What is needed => Extract only the lines from the start of the entries below to the line with "const y = d3.scaleLinear().domain([0, 40]).range([360, 98]);", inclusive; omit every picture.

Records provided =>
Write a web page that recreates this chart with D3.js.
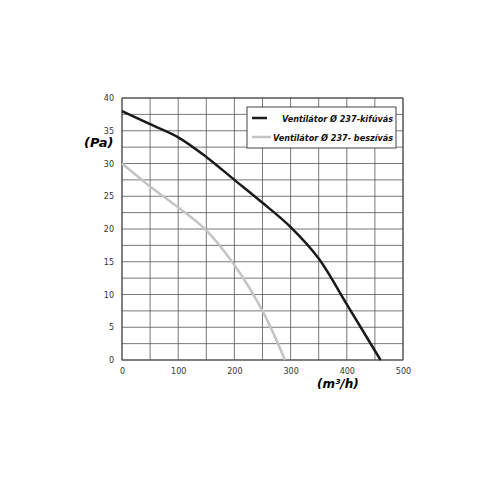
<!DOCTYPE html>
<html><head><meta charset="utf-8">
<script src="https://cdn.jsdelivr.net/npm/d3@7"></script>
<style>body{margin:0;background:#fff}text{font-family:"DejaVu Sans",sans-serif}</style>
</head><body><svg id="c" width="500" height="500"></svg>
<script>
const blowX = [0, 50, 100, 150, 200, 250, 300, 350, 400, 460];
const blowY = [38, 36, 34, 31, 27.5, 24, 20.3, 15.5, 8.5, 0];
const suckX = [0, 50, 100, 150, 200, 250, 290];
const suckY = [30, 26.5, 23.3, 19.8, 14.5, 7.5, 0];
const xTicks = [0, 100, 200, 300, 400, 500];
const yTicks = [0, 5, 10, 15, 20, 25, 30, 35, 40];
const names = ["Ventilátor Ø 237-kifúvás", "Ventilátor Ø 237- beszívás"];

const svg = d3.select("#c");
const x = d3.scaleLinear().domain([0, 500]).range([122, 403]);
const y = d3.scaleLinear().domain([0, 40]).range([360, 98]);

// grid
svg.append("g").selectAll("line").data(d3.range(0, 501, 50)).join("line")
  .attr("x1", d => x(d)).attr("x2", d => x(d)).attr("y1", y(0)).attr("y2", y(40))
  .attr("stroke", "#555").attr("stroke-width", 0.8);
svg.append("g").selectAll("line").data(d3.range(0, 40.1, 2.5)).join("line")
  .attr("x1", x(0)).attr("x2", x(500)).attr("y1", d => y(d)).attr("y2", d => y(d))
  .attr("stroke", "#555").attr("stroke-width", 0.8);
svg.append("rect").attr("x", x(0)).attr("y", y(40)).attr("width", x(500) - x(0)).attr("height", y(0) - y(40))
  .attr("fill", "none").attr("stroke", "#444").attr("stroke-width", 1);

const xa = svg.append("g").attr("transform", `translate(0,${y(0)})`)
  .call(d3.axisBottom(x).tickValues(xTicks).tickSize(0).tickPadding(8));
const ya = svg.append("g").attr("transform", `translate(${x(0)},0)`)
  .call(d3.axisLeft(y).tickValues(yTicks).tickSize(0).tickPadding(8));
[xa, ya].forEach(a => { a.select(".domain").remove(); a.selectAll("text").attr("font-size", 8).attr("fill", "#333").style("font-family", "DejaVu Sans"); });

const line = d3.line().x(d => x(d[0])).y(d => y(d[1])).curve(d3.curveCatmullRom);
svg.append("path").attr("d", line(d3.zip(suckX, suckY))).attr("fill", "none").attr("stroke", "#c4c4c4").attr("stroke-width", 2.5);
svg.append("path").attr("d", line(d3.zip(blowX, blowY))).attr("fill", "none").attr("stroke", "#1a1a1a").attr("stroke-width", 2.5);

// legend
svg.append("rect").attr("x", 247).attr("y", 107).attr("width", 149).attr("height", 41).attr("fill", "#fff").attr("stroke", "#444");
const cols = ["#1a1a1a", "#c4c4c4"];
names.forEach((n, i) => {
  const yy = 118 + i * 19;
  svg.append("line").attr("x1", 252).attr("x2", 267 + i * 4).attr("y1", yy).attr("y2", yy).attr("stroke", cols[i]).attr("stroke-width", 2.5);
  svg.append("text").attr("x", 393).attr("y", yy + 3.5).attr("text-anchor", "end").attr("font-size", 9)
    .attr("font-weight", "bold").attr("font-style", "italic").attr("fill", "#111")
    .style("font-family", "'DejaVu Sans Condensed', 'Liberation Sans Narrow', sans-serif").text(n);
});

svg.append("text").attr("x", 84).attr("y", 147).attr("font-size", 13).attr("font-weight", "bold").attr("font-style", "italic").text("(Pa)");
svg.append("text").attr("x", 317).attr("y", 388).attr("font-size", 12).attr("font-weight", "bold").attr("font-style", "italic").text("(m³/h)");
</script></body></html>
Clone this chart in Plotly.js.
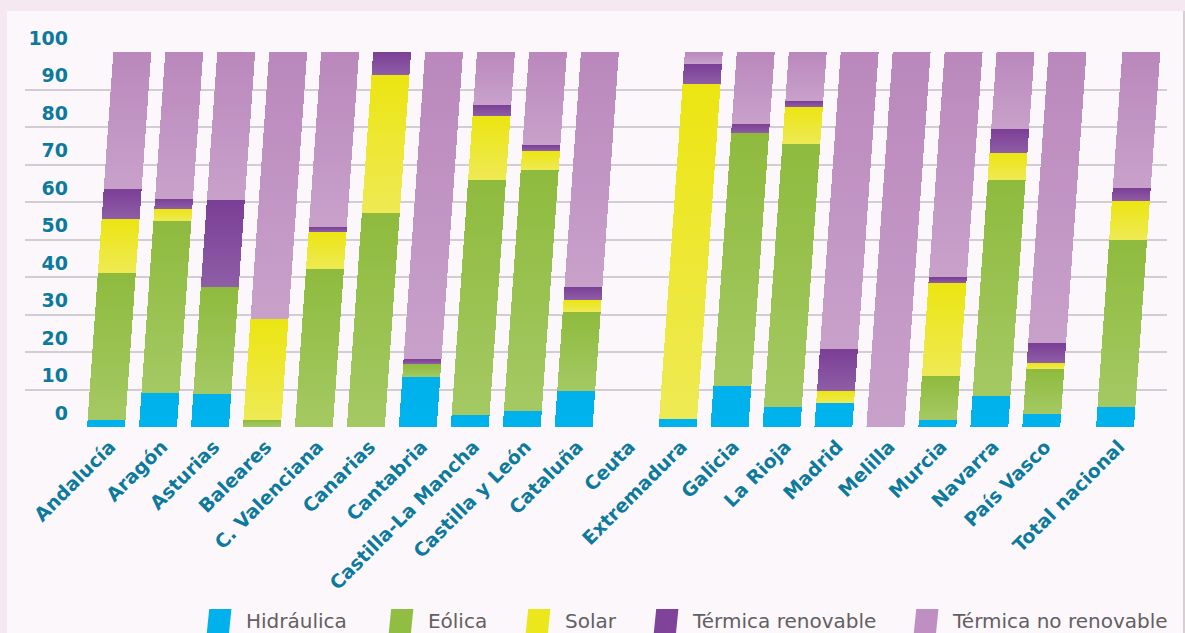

Full answer =>
Write a web page that recreates this chart with D3.js.
<!DOCTYPE html>
<html><head><meta charset="utf-8">
<script src="https://cdn.jsdelivr.net/npm/d3@7"></script>
<style>body{margin:0;background:#fff}text{font-family:"DejaVu Sans",sans-serif}</style>
</head><body><svg id="c" width="500" height="500"></svg>
<script>
const blowX = [0, 50, 100, 150, 200, 250, 300, 350, 400, 460];
const blowY = [38, 36, 34, 31, 27.5, 24, 20.3, 15.5, 8.5, 0];
const suckX = [0, 50, 100, 150, 200, 250, 290];
const suckY = [30, 26.5, 23.3, 19.8, 14.5, 7.5, 0];
const xTicks = [0, 100, 200, 300, 400, 500];
const yTicks = [0, 5, 10, 15, 20, 25, 30, 35, 40];
const names = ["Ventilátor Ø 237-kifúvás", "Ventilátor Ø 237- beszívás"];

const svg = d3.select("#c");
const x = d3.scaleLinear().domain([0, 500]).range([122, 403]);
const y = d3.scaleLinear().domain([0, 40]).range([360, 98]);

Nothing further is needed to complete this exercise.